Personal information
- Born: 25 September 1990 (age 35) Oamaru, New Zealand
- Height: 183 cm (6 ft 0 in)
- Weight: 76 kg (168 lb)

Sport
- Club: Waihopai

Medal record
Women's rowing
Representing New Zealand
Olympic Games
| Silver medal – second place | 2016 Rio de Janeiro | Coxless pair |
World Championships
| Silver medal – second place | 2015 Aiguebelette | Eight |
World U23 Championships
| Silver medal – second place | 2010 Brest | U23 eight |
| Silver medal – second place | 2011 Amsterdam | U23 eight |
| Bronze medal – third place | 2012 Trakai | U23 quad scull |

= Genevieve Behrent =

New Zealand rower (born 1990)

Genevieve "Gen" Behrent (now Macky; born 25 September 1990) is a New Zealand rower.

==Schooling==
Behrent was born in Oamaru in 1990. She received her schooling at Southland Girls' High School in Invercargill. Behrent had planned to start her tertiary education at the University of Otago in 2010 when she received her call to the New Zealand rowing squad. She moved to Cambridge to be at the New Zealand training centre at Lake Karapiro and studied at the University of Waikato instead.

==Rowing==
She never took up rowing while at high school; it was at Lake Ruataniwha in November 2008 when she supported her younger brother at a rowing regatta that she was asked by Southland coach John O'Connor whether she wanted to try rowing herself as she had the right physical attributes.
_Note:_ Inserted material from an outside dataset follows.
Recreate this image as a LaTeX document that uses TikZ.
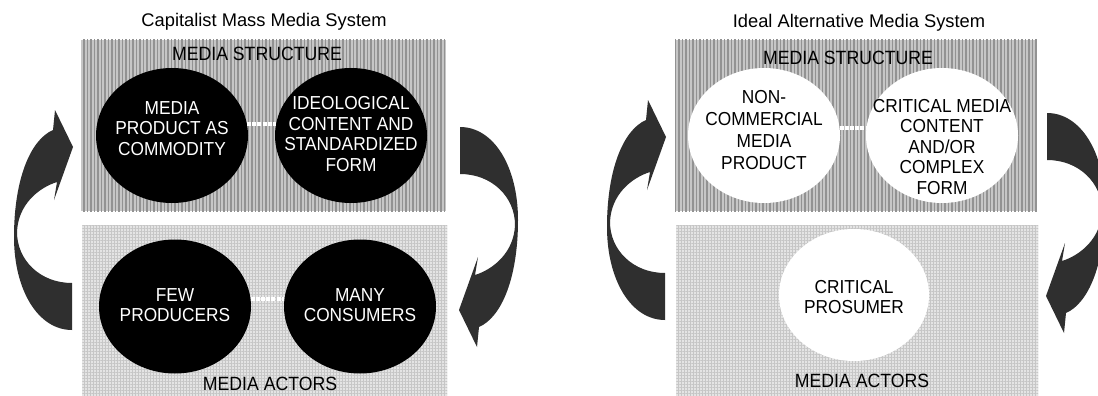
\documentclass[tikz,border=0pt]{standalone}
\usepackage{fontspec}
\setmainfont{Liberation Sans}
\newfontfamily\condfont{Liberation Sans}[FakeStretch=0.92]
\usetikzlibrary{shapes.geometric,patterns.meta}
\definecolor{arrowgray}{HTML}{2F2F2F}
\definecolor{topbase}{HTML}{C6C6C6}
\definecolor{topline}{HTML}{929292}
\definecolor{botbase}{HTML}{E4E4E4}
\definecolor{botline}{HTML}{C6C6C6}
\tikzset{
  carrow/.pic={
    \fill[arrowgray] (0,0) .. controls (-34,0) and (-58,-40) .. (-58,-93)
      .. controls (-58,-150) and (-42,-190) .. (-19,-200)
      -- (-17,-220) -- (1,-183) -- (-18,-130) -- (-15,-148)
      .. controls (-34,-142) and (-54,-125) .. (-55,-98)
      .. controls (-55,-70) and (-32,-47) .. (0,-47) -- cycle;
  },
  blackell/.style={ellipse, fill=black, draw=none, minimum width=152pt, minimum height=135pt, inner sep=0pt},
  whiteell/.style={ellipse, fill=white, draw=none, minimum width=152pt, minimum height=135pt, inner sep=0pt},
  elltext/.style={align=center, inner sep=0pt, font=\condfont\fontsize{18.8}{20.5}\selectfont},
  boxlabel/.style={inner sep=0pt, font=\condfont\fontsize{19.2}{20}\selectfont},
  titletext/.style={inner sep=0pt, font=\fontsize{18.3}{20}\selectfont},
  link/.style={draw=white, line width=4pt, dash pattern=on 4pt off 1.2pt},
}
\begin{document}
\begin{tikzpicture}[x=1pt,y=-1pt]
\useasboundingbox (0,0) rectangle (1098,396);
\fill[white] (0,0) rectangle (1098,396);

% ---------- left panel ----------
\node[titletext] (t1) at (264,22) {Capitalist Mass Media System};
\fill[topbase] (81,40) rectangle (446,211);
\fill[pattern={Lines[angle=90,distance=3.5pt,line width=1.3pt]}, pattern color=topline] (81,40) rectangle (446,211);
\fill[botbase] (82,225) rectangle (447,396);
\fill[pattern={Lines[angle=0,distance=3pt,line width=0.9pt]}, pattern color=botline] (82,225) rectangle (447,396);
\fill[pattern={Lines[angle=90,distance=3pt,line width=0.9pt]}, pattern color=botline] (82,225) rectangle (447,396);

\node[boxlabel] (ms1) at (257,54) {MEDIA STRUCTURE};
\node[boxlabel] (ma1) at (270,384) {MEDIA ACTORS};

\node[blackell] (e1) at (172,135.5) {};
\node[blackell] (e2) at (351,135.5) {};
\node[blackell, minimum height=134pt] (e3) at (175,306.5) {};
\node[blackell, minimum height=134pt] (e4) at (360,306.5) {};
\node[elltext, text=white] at ([yshift=7pt]e1) {MEDIA\\PRODUCT AS\\COMMODITY};
\node[elltext, text=white] at ([yshift=1.5pt]e2) {IDEOLOGICAL\\CONTENT AND\\STANDARDIZED\\FORM};
\node[elltext, text=white] at ([yshift=1.5pt]e3) {FEW\\PRODUCERS};
\node[elltext, text=white] at ([yshift=1.5pt]e4) {MANY\\CONSUMERS};
\draw[link] (e1.9) -- (e2.171);
\draw[link] (e3.6) -- (e4.174);

\pic at (72,330) {carrow};
\pic[rotate=180] at (460,127) {carrow};

% ---------- right panel ----------
\node[titletext] (t2) at (859,23) {Ideal Alternative Media System};
\fill[topbase] (675,40) rectangle (1037,211);
\fill[pattern={Lines[angle=90,distance=3.5pt,line width=1.3pt]}, pattern color=topline] (675,40) rectangle (1037,211);
\fill[botbase] (676,225) rectangle (1038,396);
\fill[pattern={Lines[angle=0,distance=3pt,line width=0.9pt]}, pattern color=botline] (676,225) rectangle (1038,396);
\fill[pattern={Lines[angle=90,distance=3pt,line width=0.9pt]}, pattern color=botline] (676,225) rectangle (1038,396);

\node[boxlabel] (ms2) at (848,58) {MEDIA STRUCTURE};
\node[boxlabel] (ma2) at (862,381) {MEDIA ACTORS};

\node[whiteell] (e5) at (764,135.5) {};
\node[whiteell] (e6) at (942,135.5) {};
\node[whiteell, minimum width=150pt, minimum height=132pt] (e7) at (854,295) {};
\node[elltext, font=\condfont\fontsize{18.8}{22}\selectfont] at ([yshift=5.5pt]e5) {NON-\\COMMERCIAL\\MEDIA\\PRODUCT};
\node[elltext] at ([yshift=-11.5pt]e6) {CRITICAL MEDIA\\CONTENT\\AND/OR\\COMPLEX\\FORM};
\node[elltext] at ([yshift=-2pt]e7) {CRITICAL\\PROSUMER};
\draw[link] (e5.6) -- (e6.174);

\pic at (665,320) {carrow};
\pic[rotate=180] at (1047,113) {carrow};
\end{tikzpicture}
\end{document}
Only 14 months later, she was nominated for the New Zealand under-23 squad to compete at the 2010 World Rowing U23 Championships in Belarus, something that O'Connor termed "astonishing". Her brother, Oliver Behrent, went to the World Rowing Junior Championships in the same year. Her first club was the Waihopai Rowing Club in Southland and she later rowed for the University of Otago. Behrent took 2014 off from competitive rowing for tertiary study. She won a silver medal at the 2015 World Rowing Championships with the women's eight, qualifying the boat for the 2016 Olympics. She also competed in the coxless pair in Rio and with Rebecca Scown won silver, beaten by Heather Stanning and Helen Glover of Great Britain. With the women's eight, she came fourth at the Rio Olympics. In November 2016, she announced that she would take 2017 off from rowing. She has started a career in the banking industry and did not return to rowing for the 2018 season either, but has not announced to Rowing New Zealand that she has retired from rowing.